By default, the app will attempt to determine the best statistics that corresponds to single instances of the objects. The single instances detected that way will appear as green rectangles in the video frame, the others will appear as red/orange rectangles. You can navigate through the subset of frames to check whether the selected statistic ranges work across the whole video. In particular, you should make sure that all selected instances contain one, and only one object. If that is not the case, you can untick the Automatic object selection tick box and manually change the ranges to eliminate these instances. You can also manually change the status of an instance (selected or unselected) by directly clicking on it with your mouse cursor.

Once the objects have been selected, the last tab of the app will become available and you can click on it to navigate there.

Note: If you modify the buffer size or the number of images used to detect the objects after computing the object statistics, you will need to run the object detection again to take into account the new parameters.


2.7 - Tab 6: composite module

The final step of the process is to generate the training dataset itself. This will create composite images in which a set number of objects will be printed over the background image, at random locations and orientations within the boundary of the mask loaded/created earlier. This will also create the bounding boxes of the objects that YOLO needs to learn what the objects look like.

First, you will set the number of objects that will be included in each of the composite images. The number of objects should be high enough to result in a lot of random arrangements and overlaps so that YOLO can generalize better to situations where objects touch or overlap in the real video frames. You can also set a buffer zone to ensure that the printed objects do not overlap too much with your mask boundaries.

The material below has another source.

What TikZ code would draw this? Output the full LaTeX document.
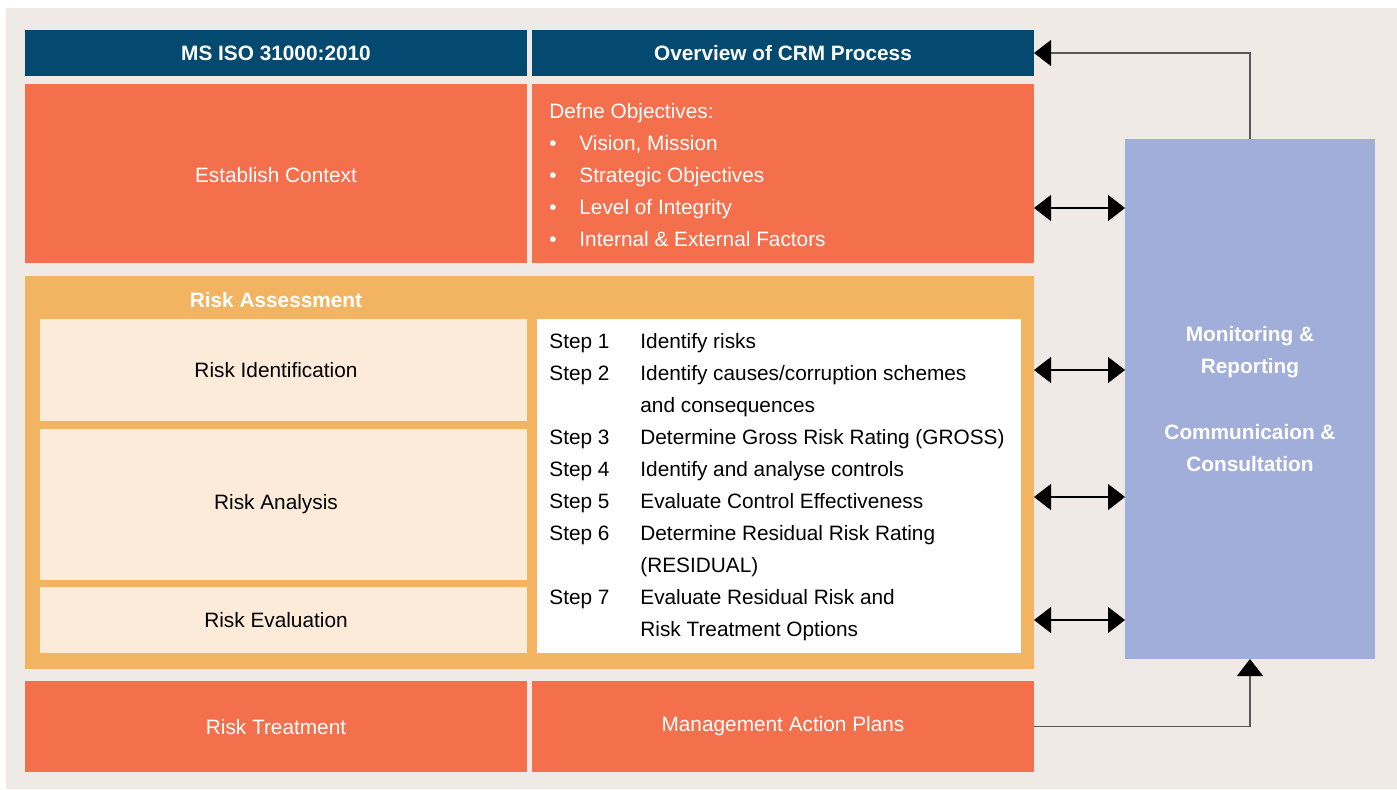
\documentclass[tikz,border=0pt]{standalone}
\usepackage{fontspec}
\setmainfont{Liberation Sans}
\usetikzlibrary{arrows.meta}
\usepackage{xcolor}
\definecolor{navy}{HTML}{044A70}
\definecolor{coral}{HTML}{F4704D}
\definecolor{gold}{HTML}{F2B461}
\definecolor{cream}{HTML}{FCEBD8}
\definecolor{lilac}{HTML}{A2AEDA}
\definecolor{paper}{HTML}{EFEAE6}

\begin{document}
\begin{tikzpicture}[x=0.5pt,y=-0.5pt,font=\fontsize{10.4}{12}\selectfont,
  >={Triangle[length=8.5pt,width=13pt,color=black]},
  box/.style={inner sep=0pt,outer sep=0pt,minimum width=251pt},
  hdr/.style={box,fill=navy,text=white,font=\fontsize{10.4}{12}\selectfont\bfseries,minimum height=23pt},
  hot/.style={box,fill=coral,text=white},
  sub/.style={box,fill=cream,minimum width=243.5pt},
  txt/.style={inner sep=0pt,anchor=base west},
  wtxt/.style={txt,text=white},
  btxt/.style={text=white,font=\fontsize{10.4}{12}\selectfont\bfseries},
  link/.style={draw=black!65,line width=0.6pt},
  dbl/.style={draw=black,line width=0.6pt}]
\useasboundingbox (0,0) rectangle (1397,789);
\fill[paper] (6,8) rectangle (1397,789);
% header row
\node[hdr] (iso) at (276,53) {MS ISO 31000:2010};
\node[hdr] (crm) at (783,53) {Overview of CRM Process};
% context row
\node[hot,minimum height=89.5pt] (ctx) at (276,173.5) {};
\node (ctxlbl) [text=white] at (276,175) {Establish Context};
\node[hot,minimum height=89.5pt] (obj) at (783,173.5) {};
\node[wtxt] at (549,118) {Defne Objectives:};
\node[wtxt] at (549,150) {•};
\node[wtxt] at (579,150) {Vision, Mission};
\node[wtxt] at (549,182) {•};
\node[wtxt] at (579,182) {Strategic Objectives};
\node[wtxt] at (549,214) {•};
\node[wtxt] at (579,214) {Level of Integrity};
\node[wtxt] at (549,246) {•};
\node[wtxt] at (579,246) {Internal \& External Factors};
% risk assessment
\node[box,fill=gold,minimum width=504.5pt,minimum height=196.5pt] (assess) at (529.5,472.5) {};
\node[btxt] (assesslbl) at (276,300) {Risk Assessment};
\node[sub,minimum height=51pt] (ident) at (283.5,370) {};
\node (identlbl) at (276,370) {Risk Identification};
\node[sub,minimum height=75.5pt] (anal) at (283.5,504.5) {};
\node (anallbl) at (276,504) {Risk Analysis};
\node[sub,minimum height=33pt] (evalu) at (283.5,620) {};
\node (evalulbl) at (276,620) {Risk Evaluation};
\node[box,fill=white,minimum width=242pt,minimum height=167pt] (steps) at (779,486) {};
\node[txt] at (549,348) {Step 1};
\node[txt] at (640,348) {Identify risks};
\node[txt] at (549,380) {Step 2};
\node[txt] at (640,380) {Identify causes/corruption schemes};
\node[txt] at (640,412) {and consequences};
\node[txt] at (549,444) {Step 3};
\node[txt] at (640,444) {Determine Gross Risk Rating (GROSS)};
\node[txt] at (549,476) {Step 4};
\node[txt] at (640,476) {Identify and analyse controls};
\node[txt] at (549,508) {Step 5};
\node[txt] at (640,508) {Evaluate Control Effectiveness};
\node[txt] at (549,540) {Step 6};
\node[txt] at (640,540) {Determine Residual Risk Rating};
\node[txt] at (640,572) {(RESIDUAL)};
\node[txt] at (549,604) {Step 7};
\node[txt] at (640,604) {Evaluate Residual Risk and};
\node[txt] at (640,636) {Risk Treatment Options};
% treatment row
\node[hot,minimum height=45.5pt] (treat) at (276,726.5) {};
\node (treatlbl) [text=white] at (276,727) {Risk Treatment};
\node[hot,minimum height=45.5pt] (plan) at (783,726.5) {};
\node (planlbl) [text=white] at (783,726) {Management Action Plans};
% monitoring column
\node[box,fill=lilac,minimum width=125pt,minimum height=260pt] (mon) at (1250,399) {};
\node[btxt] at (1250,336) {Monitoring \&};
\node[btxt] at (1250,368) {Reporting};
\node[btxt] at (1250,432) {Communicaion \&};
\node[btxt] at (1250,464) {Consultation};
% connectors
\draw[link,->] (mon.north) |- (crm.east);
\draw[link,->] (plan.east) -| (mon.south);
\draw[dbl,<->] (obj.east |- 0,208) -- (mon.west |- 0,208);
\draw[dbl,<->] (assess.east |- 0,370) -- (mon.west |- 0,370);
\draw[dbl,<->] (assess.east |- 0,497) -- (mon.west |- 0,497);
\draw[dbl,<->] (assess.east |- 0,620) -- (mon.west |- 0,620);
\end{tikzpicture}
\end{document}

Next, you can add random noise to the composite images in order to increase the generalizability of the YOLO training. You can also add random gain and bias to change the contrast and luminosity of the the composite images for ever more generalizability.

To check the effect of each parameter on the resulting composite images, you can click on the Generate test composite button to generate one or more sample composite images.

Once you are satisfied with the results, you can set the number of images that will be used for training, validating, and testing the YOLO model that you will train in a separate app. A recommend breakdown is to reserve 70% of the images for training, and 15% for validating and testing, respectively.

You can then generate the training dataset by clicking on the Generate YOLO dataset button. This will bring up a file manager and you can select the location where you would like the dataset to be saved (a folder named YOLO will be created at that location). Once the process terminates, you are done and you can close the app. The next step will be training a YOLO model.

Note: When generating the training dataset, you can also ask the app to create a reframed video by ticking the tick box at the bottom of the sidebar. This will prepare a video file in which everything outside the mask will be removed and the dimensions of the image will be set to optimize the video processing done by YOLO during the tracking phase. This is completely optional and will add some processing time, but performing the tracking on the reframed video can be up to twice as fast as on the original video, depending on the number of objects to track.